Exercise brief »
Reproduce exactly the lines starting at the line that contains "Write the seaborn" and ending at the line that contains "ax.set_ylim(-70.9, 113.4)". Omit pictures.

== Input for this task ==

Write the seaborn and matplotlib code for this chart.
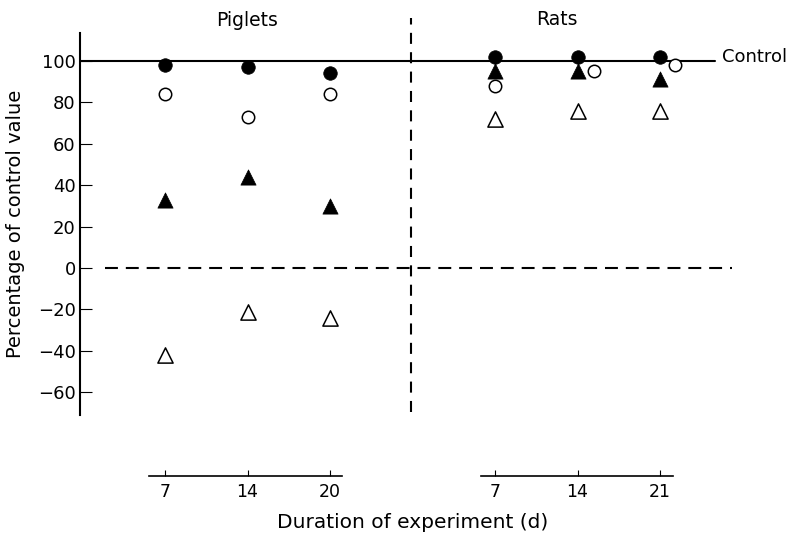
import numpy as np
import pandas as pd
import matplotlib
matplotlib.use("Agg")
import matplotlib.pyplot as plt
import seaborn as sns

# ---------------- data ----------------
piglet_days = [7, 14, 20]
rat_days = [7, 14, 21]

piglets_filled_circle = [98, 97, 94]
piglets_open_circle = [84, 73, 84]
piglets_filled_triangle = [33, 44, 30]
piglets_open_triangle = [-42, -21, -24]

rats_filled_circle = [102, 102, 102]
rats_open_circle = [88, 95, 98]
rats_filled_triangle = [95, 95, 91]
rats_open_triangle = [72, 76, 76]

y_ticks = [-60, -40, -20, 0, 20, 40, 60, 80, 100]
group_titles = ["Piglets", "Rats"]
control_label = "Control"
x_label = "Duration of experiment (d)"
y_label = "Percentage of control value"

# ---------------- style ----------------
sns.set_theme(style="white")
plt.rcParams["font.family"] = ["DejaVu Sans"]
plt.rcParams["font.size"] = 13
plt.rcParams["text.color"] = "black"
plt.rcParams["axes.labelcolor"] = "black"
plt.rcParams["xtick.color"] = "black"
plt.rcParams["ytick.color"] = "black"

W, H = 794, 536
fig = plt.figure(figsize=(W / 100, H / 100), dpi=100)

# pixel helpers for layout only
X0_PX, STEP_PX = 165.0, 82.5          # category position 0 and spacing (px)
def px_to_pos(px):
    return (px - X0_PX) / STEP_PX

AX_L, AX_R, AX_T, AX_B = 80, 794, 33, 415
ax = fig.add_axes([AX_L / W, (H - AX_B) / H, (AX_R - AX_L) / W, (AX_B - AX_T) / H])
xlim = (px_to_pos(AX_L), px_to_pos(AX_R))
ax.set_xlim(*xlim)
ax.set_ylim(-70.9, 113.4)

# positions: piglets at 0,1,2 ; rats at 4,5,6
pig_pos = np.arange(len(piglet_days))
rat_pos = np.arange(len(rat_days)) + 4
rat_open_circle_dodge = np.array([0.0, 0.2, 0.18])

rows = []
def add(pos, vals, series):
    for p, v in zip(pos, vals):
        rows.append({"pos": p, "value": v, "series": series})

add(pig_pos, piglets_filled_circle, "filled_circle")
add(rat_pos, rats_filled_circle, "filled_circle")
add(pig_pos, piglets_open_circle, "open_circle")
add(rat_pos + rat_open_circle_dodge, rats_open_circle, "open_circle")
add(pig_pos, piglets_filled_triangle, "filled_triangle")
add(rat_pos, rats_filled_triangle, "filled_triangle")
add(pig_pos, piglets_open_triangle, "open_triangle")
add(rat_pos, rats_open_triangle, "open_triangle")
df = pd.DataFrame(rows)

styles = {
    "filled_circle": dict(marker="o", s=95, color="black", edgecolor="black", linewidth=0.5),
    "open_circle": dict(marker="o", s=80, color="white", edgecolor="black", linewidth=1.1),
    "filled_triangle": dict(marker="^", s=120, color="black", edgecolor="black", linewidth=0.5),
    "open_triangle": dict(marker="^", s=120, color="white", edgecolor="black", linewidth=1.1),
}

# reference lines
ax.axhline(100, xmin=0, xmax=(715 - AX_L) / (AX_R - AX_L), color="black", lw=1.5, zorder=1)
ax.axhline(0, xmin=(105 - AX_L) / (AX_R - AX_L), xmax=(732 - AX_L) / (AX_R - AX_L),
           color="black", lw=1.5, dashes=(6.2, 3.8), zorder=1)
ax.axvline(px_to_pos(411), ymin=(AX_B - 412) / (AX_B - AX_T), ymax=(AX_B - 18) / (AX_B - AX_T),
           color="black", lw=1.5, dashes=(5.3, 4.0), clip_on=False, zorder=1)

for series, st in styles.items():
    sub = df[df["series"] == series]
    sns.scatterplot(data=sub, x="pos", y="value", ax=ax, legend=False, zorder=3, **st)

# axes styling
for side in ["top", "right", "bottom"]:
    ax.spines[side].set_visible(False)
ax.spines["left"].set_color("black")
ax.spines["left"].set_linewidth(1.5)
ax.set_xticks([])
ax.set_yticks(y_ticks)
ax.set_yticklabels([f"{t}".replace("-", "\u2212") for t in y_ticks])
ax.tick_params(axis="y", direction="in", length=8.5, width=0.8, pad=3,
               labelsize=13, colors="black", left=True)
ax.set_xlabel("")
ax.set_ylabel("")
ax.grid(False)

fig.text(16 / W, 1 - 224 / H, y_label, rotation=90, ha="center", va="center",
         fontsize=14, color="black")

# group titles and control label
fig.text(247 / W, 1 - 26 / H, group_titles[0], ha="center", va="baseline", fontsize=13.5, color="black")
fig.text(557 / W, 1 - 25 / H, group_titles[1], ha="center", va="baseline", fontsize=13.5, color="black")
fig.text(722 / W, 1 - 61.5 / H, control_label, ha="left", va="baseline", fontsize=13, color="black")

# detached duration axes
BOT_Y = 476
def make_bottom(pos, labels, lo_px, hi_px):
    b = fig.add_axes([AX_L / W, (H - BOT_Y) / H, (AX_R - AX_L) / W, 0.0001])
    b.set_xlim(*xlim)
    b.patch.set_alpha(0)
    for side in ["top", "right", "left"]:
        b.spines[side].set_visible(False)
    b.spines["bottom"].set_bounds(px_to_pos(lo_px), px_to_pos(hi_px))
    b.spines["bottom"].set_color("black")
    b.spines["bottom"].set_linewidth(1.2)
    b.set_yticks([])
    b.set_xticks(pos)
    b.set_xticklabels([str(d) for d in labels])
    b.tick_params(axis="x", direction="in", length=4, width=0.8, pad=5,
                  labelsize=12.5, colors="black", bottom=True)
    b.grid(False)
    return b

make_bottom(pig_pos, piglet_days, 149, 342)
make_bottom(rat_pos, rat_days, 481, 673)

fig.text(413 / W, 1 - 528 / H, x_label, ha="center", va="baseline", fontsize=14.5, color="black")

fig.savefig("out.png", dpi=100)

===
== Input for this task ==

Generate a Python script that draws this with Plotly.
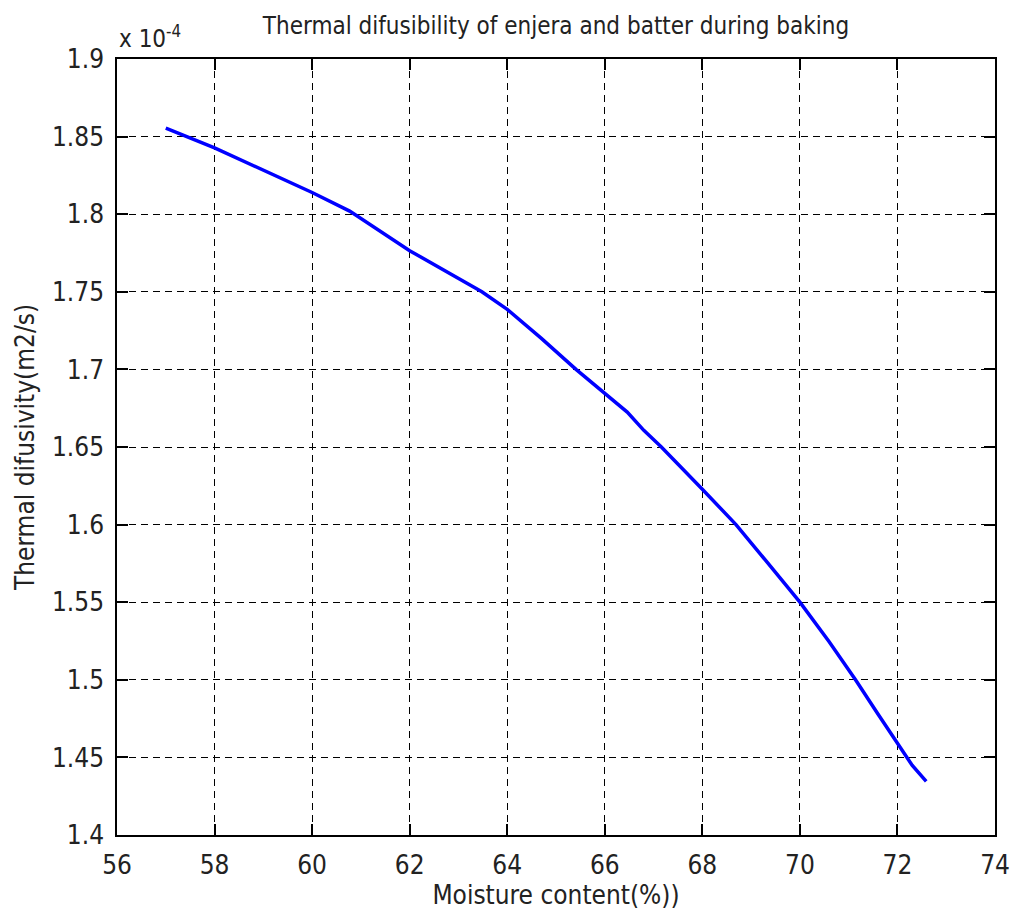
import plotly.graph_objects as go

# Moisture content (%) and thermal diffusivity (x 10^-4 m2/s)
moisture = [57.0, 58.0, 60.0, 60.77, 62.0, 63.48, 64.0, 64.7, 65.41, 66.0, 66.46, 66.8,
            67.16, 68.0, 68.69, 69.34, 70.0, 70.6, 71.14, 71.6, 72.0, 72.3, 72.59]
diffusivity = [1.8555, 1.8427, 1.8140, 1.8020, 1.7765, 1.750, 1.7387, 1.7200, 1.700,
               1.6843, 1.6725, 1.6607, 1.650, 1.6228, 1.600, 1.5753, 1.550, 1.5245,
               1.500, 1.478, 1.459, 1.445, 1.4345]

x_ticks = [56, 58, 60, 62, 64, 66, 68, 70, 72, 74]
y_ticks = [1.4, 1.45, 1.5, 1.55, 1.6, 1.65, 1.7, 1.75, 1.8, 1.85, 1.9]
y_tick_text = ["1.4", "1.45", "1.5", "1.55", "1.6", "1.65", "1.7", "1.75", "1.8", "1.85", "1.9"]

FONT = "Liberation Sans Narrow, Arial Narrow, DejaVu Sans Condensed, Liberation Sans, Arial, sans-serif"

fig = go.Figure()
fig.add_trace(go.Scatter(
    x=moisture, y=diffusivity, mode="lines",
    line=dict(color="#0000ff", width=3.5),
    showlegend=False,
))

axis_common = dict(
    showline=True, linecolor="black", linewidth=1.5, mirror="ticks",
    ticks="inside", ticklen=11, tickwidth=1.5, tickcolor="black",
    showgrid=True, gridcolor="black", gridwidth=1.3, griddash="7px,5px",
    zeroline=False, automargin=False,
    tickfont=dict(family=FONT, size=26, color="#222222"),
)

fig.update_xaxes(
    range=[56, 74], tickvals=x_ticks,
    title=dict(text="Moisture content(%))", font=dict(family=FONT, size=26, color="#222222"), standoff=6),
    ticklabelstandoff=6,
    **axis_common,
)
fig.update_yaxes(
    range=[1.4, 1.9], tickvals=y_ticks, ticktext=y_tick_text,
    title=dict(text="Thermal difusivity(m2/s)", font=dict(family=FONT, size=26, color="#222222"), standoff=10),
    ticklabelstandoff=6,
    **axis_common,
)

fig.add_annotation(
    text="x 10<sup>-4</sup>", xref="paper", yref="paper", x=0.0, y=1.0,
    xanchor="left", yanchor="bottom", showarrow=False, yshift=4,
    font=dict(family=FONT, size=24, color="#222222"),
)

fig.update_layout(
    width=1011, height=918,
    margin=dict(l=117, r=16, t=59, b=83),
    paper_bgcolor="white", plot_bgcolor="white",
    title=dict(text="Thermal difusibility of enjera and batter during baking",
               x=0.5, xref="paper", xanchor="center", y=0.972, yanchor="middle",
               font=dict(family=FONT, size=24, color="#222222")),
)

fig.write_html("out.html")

===

Solution for this task »
Write the seaborn and matplotlib code for this chart.
import numpy as np
import pandas as pd
import matplotlib
matplotlib.use("Agg")
import matplotlib.pyplot as plt
import seaborn as sns

# ---------------- data ----------------
piglet_days = [7, 14, 20]
rat_days = [7, 14, 21]

piglets_filled_circle = [98, 97, 94]
piglets_open_circle = [84, 73, 84]
piglets_filled_triangle = [33, 44, 30]
piglets_open_triangle = [-42, -21, -24]

rats_filled_circle = [102, 102, 102]
rats_open_circle = [88, 95, 98]
rats_filled_triangle = [95, 95, 91]
rats_open_triangle = [72, 76, 76]

y_ticks = [-60, -40, -20, 0, 20, 40, 60, 80, 100]
group_titles = ["Piglets", "Rats"]
control_label = "Control"
x_label = "Duration of experiment (d)"
y_label = "Percentage of control value"

# ---------------- style ----------------
sns.set_theme(style="white")
plt.rcParams["font.family"] = ["DejaVu Sans"]
plt.rcParams["font.size"] = 13
plt.rcParams["text.color"] = "black"
plt.rcParams["axes.labelcolor"] = "black"
plt.rcParams["xtick.color"] = "black"
plt.rcParams["ytick.color"] = "black"

W, H = 794, 536
fig = plt.figure(figsize=(W / 100, H / 100), dpi=100)

# pixel helpers for layout only
X0_PX, STEP_PX = 165.0, 82.5          # category position 0 and spacing (px)
def px_to_pos(px):
    return (px - X0_PX) / STEP_PX

AX_L, AX_R, AX_T, AX_B = 80, 794, 33, 415
ax = fig.add_axes([AX_L / W, (H - AX_B) / H, (AX_R - AX_L) / W, (AX_B - AX_T) / H])
xlim = (px_to_pos(AX_L), px_to_pos(AX_R))
ax.set_xlim(*xlim)
ax.set_ylim(-70.9, 113.4)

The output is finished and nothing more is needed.